The victims — now living as asylum seekers, most of them in Britain — said once they confessed to being a member of the Tamil Tiger rebel group, the abuse generally stopped and they were allowed to escape by paying a bribe, before fleeing abroad.
“We found that rape was used to secure some sort of confession, but also as a political tool to punish people,” Meenakshi Ganguly, the rights group's South Asia director, told a news conference in New Delhi.
“These were people who had some connection with the Tigers ... who were forced to sign confessions, and only then would the rapes stop.”
Ganguly said sexual abuse was only one form of torture that the people suffered: “They were also severely tortured, burnt by cigarettes and hung upside down.”
Sri Lanka's High Commissioner to New Delhi said he had no evidence to suggest the allegations of abuse, which the rights group said occurred from 2006 to 2012, were true.
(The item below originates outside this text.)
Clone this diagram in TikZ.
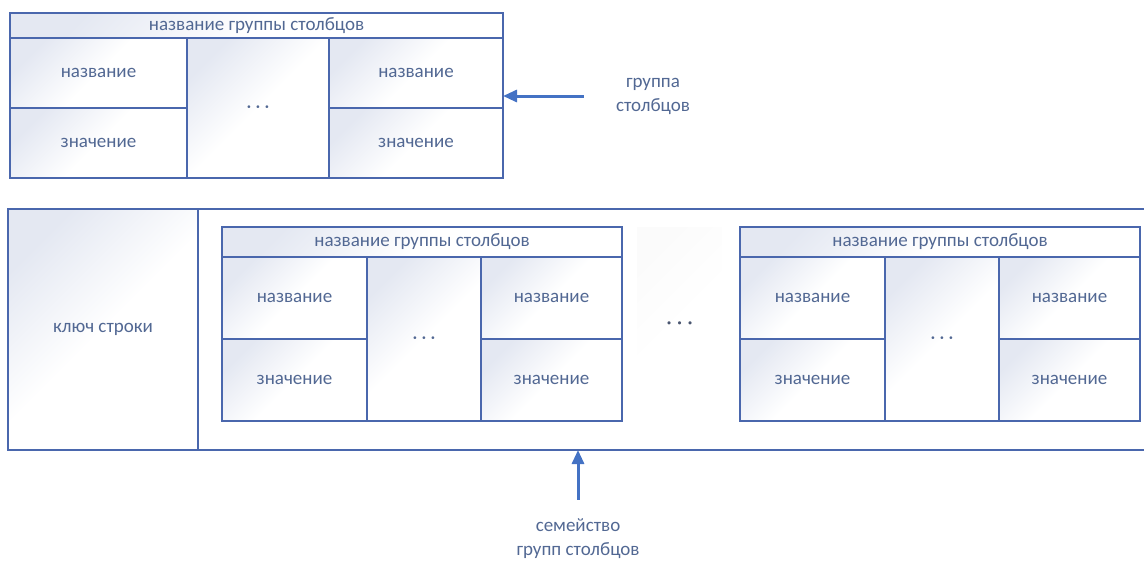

The ambassador, Prasad Kariyawasam, said the testimonies of 41 women, 31 men and 3 boys were likely made by “economic refugees” who “need a good story” to get asylum.
“Until we do a proper inquiry, we have to believe that these are all sob stories for the sake of obtaining asylum or refugee status in a developed country,” Kariyawasam told Reuters.
“Until there is a proper examination ... in the Sri Lankan court system, we will not be able to accept these allegations.”
He said the report was “a well-timed effort” to discredit Sri Lanka ahead of a vote on a U.S.-backed resolution criticizing it at the U.N. Human Rights Council in Geneva this week.